Bhowani Junction (M-G-M). "You can't make an omelet," the Communist snarls, "without breaking eggs." The eggs in this merry metaphor are human heads, and after the big train wreck in this picture, the extras' heads are splattered in full color across the landscape of northern India. A scene of horror. But wait! Through the screams and the wreckage, an angel of mercy comes floating in a filmy white sari that sets off her dark eyes and lush lips, lays bare the creamy smoothness of her shoulders. "I didn't have time," she explains, "to get into my uniform." Is it Florence Nightingale? No, it is Ava Gardner, Hollywood's idea of what every dying man needs. Her eyes are large with sympathy--or is it something warmer? Her breast heaves with horror--or is it coquetry?

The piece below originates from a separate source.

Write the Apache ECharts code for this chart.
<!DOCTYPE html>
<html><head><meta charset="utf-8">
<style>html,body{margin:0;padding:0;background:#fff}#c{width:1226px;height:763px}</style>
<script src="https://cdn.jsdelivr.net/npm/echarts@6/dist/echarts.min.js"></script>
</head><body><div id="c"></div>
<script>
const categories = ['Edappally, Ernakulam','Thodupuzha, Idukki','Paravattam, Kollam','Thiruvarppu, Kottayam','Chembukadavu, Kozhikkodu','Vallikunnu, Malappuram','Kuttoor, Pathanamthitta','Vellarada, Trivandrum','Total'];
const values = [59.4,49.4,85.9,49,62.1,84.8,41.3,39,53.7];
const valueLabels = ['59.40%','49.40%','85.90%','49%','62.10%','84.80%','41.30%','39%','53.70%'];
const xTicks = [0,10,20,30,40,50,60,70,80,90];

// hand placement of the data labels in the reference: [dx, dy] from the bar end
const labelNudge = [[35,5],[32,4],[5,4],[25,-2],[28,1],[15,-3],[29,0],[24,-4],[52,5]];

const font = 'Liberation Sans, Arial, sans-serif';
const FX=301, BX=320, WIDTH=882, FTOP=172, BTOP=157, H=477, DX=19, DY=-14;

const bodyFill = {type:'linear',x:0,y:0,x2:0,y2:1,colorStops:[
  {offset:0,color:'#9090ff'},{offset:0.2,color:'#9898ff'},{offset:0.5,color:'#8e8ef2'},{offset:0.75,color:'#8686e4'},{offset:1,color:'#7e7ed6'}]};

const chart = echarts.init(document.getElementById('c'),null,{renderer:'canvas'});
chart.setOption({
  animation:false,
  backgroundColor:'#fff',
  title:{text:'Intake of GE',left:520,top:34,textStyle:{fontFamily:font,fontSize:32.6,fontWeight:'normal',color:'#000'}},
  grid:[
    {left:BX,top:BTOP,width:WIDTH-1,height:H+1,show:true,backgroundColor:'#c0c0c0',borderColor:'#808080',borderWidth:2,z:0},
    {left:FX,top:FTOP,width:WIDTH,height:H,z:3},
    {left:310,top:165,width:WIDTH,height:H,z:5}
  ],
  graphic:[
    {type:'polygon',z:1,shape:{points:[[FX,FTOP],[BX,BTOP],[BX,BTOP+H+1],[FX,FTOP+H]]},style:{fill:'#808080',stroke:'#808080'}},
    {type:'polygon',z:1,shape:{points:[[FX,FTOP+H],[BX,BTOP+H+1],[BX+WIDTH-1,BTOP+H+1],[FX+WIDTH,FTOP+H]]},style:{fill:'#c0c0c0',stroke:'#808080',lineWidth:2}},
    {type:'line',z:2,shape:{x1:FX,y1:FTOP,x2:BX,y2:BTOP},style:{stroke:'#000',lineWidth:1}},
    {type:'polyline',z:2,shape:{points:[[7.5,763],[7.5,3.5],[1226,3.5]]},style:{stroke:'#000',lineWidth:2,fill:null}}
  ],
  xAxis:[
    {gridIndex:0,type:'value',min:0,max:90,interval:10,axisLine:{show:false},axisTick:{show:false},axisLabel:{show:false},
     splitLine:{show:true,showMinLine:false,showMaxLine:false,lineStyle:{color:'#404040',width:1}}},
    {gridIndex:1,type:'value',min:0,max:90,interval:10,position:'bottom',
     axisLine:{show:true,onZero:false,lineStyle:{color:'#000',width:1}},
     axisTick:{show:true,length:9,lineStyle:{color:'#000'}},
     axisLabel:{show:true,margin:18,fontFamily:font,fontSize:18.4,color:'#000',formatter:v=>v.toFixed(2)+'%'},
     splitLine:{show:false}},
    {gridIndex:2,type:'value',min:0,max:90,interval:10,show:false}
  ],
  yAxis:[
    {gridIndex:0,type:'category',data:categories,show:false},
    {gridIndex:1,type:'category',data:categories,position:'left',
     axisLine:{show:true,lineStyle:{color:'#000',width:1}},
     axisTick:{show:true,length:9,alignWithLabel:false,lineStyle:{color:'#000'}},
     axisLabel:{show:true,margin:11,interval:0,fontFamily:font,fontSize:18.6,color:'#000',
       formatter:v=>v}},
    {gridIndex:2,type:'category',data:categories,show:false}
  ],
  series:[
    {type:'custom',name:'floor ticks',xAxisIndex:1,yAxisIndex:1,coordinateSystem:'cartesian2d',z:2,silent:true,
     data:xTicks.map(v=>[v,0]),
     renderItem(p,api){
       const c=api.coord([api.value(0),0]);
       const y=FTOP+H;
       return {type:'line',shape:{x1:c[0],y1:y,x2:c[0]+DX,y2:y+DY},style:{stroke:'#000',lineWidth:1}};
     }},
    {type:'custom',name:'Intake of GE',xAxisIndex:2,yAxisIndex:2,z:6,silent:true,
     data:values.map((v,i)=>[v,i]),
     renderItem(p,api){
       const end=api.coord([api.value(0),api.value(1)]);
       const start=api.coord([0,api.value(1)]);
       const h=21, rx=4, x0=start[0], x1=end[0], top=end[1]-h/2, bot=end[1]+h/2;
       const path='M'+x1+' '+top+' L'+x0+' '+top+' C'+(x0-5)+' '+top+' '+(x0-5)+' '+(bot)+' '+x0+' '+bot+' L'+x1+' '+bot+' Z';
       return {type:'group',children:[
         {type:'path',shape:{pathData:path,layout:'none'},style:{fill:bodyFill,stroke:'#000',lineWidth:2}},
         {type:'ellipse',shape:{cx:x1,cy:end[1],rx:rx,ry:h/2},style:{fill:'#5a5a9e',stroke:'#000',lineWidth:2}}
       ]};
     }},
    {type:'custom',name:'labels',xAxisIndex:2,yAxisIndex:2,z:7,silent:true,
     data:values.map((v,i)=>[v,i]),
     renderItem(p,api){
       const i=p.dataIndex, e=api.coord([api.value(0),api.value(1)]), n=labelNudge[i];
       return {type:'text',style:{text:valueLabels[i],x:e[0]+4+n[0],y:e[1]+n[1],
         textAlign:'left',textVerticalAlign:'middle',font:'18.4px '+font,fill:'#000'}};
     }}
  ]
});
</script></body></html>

With Actress Gardner, who can tell?

Ava plays a Eurasian girl in this movie version of John Masters' bestselling novel about the last days of the British in India. She is a chee-chee cutie who gets the worst of both worlds, though all she really wants is "to belong." At first she tries to belong to the British, but one dark night an officer forgets his sahibitions and tries to rape her under a bridge. Ava beats his brains out with an iron bar, and unexpectedly finds herself "a heroine of the new India." She tries to go native with a dark-skinned Sikh, but it won't work. So at last she has to settle for Stewart Granger, an aging British colonel who isn't too fussy about the color of a pretty girl's skin.

In this cheerful game of hide-and-Sikh there is, for a wonder, something to stir the mind as well as the glands. In the scenes of "passive resistance." the wide screen seethes with indiscriminate humanity, and in the heart-daunting sight of this faceless myriad, the Westerner can experience the awesome fecundity of Asia, and can feel the blind power of the millions east of Suez who are now putting a shoulder to the wheel of progress.

The shape of Asia, however, is almost obscured by the shape of Ava: Ava in costly saris, Ava in bloody rags, Ava in tight-fitting blouses, Ava bound and gagged in the villain's power, Ava clenched in the hero's arms, Ava in a temple, Ava in bed.